HO should be banned for life!!
Posted: Tue Jan 20, 2004 7:49 pm
by aaron
Not trying to be an ass here just would like consistancy to defining our beloved climbing terms..I mean without our terms our climbing mean nothing..right?
our climbing means nothing without terms? what the fuck?
Posted: Tue Jan 20, 2004 8:04 pm
by MiaRock
that picture is so wrong on so many levels
excuse me while i go poke my eyes out.
Posted: Tue Jan 20, 2004 8:37 pm
by Horatio Felacio
whoa! i didn't post that picture. i put up a pic. of yuji hirayama on the sphinx. someone hijacked me!
Posted: Tue Jan 20, 2004 8:47 pm
by Meadows
Is that pic of Dirt?
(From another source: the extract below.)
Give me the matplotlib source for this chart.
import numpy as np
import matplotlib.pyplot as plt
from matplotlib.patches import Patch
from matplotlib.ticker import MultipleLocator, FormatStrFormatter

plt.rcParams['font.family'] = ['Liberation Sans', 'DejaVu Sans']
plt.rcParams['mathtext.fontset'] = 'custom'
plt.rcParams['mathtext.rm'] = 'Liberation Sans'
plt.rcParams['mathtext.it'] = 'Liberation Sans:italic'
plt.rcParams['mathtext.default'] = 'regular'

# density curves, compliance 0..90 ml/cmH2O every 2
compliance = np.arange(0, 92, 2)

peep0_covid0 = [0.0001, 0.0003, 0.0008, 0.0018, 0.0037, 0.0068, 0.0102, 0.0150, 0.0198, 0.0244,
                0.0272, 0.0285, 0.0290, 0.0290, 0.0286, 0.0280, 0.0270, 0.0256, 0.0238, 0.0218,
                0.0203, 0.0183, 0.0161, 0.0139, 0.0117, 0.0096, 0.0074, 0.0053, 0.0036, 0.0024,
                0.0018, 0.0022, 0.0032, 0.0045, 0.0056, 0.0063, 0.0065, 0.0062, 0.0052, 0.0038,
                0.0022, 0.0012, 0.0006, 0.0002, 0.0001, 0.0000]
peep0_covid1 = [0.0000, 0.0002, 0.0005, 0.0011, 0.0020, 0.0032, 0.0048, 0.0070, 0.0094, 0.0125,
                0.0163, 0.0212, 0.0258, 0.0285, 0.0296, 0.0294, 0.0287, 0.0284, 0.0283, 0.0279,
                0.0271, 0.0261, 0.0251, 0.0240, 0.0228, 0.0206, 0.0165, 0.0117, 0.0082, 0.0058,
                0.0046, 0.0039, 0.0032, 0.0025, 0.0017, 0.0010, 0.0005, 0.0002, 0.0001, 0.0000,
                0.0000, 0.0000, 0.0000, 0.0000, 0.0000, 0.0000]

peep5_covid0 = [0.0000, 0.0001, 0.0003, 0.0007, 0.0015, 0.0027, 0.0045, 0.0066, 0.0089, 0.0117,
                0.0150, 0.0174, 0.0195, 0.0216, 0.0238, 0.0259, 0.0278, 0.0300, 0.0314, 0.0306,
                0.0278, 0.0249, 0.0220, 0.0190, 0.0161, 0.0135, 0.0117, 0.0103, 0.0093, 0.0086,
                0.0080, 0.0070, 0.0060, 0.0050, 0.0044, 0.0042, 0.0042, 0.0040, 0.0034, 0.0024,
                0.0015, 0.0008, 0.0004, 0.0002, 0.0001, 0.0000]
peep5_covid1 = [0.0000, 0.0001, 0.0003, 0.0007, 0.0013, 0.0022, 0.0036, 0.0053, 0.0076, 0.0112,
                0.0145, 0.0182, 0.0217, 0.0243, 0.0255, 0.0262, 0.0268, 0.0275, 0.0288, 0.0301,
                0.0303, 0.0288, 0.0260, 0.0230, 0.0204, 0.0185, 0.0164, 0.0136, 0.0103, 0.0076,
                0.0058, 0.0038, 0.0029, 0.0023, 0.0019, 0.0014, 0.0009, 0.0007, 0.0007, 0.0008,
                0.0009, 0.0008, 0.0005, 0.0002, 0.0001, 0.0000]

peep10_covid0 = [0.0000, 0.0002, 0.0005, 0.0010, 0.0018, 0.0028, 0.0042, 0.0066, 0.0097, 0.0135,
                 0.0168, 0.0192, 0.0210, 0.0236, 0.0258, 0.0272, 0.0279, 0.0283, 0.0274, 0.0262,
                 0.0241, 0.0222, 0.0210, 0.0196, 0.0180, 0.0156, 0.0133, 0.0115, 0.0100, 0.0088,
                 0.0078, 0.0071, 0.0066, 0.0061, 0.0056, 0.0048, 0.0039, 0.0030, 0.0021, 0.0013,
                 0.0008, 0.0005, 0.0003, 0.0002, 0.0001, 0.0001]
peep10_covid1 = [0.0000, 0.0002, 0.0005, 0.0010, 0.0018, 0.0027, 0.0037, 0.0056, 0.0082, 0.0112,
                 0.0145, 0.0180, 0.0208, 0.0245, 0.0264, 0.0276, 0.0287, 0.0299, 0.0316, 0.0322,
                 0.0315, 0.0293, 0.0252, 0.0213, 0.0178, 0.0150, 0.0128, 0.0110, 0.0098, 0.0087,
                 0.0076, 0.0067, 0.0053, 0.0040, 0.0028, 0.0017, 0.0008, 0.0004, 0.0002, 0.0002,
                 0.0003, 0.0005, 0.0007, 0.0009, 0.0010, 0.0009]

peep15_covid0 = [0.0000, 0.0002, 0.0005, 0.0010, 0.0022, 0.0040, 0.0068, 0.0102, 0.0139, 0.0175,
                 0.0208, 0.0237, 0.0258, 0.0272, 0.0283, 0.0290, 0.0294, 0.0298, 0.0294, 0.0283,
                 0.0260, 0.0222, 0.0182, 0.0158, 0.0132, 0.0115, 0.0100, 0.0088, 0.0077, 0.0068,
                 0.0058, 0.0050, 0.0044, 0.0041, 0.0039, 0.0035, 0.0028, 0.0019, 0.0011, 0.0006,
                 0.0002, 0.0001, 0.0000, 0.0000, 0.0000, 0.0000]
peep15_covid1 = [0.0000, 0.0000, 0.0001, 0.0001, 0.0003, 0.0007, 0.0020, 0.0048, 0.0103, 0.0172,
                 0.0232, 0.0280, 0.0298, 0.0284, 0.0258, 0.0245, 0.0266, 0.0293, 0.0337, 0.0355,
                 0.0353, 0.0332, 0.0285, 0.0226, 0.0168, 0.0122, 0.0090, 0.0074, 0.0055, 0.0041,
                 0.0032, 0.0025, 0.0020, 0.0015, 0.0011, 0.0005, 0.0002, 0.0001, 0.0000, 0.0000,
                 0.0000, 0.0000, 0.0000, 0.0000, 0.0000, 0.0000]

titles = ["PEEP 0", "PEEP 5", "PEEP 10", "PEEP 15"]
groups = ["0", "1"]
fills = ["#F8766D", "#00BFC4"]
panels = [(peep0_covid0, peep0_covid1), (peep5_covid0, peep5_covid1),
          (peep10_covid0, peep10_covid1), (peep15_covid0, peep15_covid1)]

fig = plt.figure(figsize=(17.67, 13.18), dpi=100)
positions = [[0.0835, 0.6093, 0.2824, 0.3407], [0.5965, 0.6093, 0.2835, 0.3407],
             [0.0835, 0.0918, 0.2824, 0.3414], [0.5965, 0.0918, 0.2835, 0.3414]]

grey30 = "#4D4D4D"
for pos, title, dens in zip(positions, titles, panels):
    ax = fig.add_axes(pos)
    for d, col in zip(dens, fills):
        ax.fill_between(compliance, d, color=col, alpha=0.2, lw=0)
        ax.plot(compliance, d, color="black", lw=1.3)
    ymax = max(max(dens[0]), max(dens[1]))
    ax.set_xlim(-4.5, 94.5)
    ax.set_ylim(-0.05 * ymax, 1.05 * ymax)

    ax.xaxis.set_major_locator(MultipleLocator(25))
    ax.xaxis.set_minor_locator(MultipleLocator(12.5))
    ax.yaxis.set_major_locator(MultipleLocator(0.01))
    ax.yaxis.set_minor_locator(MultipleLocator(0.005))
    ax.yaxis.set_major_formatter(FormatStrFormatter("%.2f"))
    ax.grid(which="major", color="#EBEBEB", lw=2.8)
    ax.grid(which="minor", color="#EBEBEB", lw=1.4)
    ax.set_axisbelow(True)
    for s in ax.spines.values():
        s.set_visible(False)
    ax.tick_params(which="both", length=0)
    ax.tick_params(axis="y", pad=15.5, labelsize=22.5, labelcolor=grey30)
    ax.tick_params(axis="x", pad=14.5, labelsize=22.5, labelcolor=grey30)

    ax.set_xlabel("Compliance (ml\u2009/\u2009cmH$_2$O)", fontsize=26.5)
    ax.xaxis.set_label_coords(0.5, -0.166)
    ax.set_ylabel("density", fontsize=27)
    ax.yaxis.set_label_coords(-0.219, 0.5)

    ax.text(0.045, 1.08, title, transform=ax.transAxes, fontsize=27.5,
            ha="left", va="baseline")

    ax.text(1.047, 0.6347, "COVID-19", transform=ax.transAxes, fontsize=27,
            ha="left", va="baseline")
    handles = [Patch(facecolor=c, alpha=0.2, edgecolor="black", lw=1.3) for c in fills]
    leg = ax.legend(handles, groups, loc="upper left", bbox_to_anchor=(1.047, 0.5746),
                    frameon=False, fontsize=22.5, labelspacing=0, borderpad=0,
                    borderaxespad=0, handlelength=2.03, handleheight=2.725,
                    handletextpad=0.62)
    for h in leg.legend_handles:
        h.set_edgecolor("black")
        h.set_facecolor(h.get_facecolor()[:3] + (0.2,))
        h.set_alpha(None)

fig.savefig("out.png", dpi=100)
He sent a bunch of pics to me yesterday of himself naked. I just saw one, but that looks like it could be his body.
Does anyone think I should post them on a site for all to see?
Posted: Tue Jan 20, 2004 9:27 pm
by rhunt
NO PLEASE...
Posted: Tue Jan 20, 2004 10:05 pm
by The Pirate
A ONSIGHT is just what it says, Climbing the route on your first try, period.
After your first attempt it is no longer a onsight.
Posted: Tue Jan 20, 2004 11:08 pm
by SCIN
For those that don't know, Yuji is probably the world's best onsight climber. I think I'll go with what Yuji feels is an onsight.
From planetfear.com
<snip>
It is also entirely legitimate to downclimb (without weighting the rope) to a place where the climber can rest, including the ground, and this is also a common method employed on hard onsight ascents.
</snip>
Posted: Tue Jan 20, 2004 11:46 pm
by ynot
When you downclimb to the ground leave and come back its no longer an onsite.
Posted: Wed Jan 21, 2004 1:33 am
by Eagleman
I was there when this happened and Im not sure about the whole onsight thing. I think I heard about climbers in europe who climb up and down routes to figure them out, they still count the climbs as onsights as long as they dont fall anytime. I've seen the guy who attempted the route climb before and I'm almost sure he would have sent it no problem if it was dry.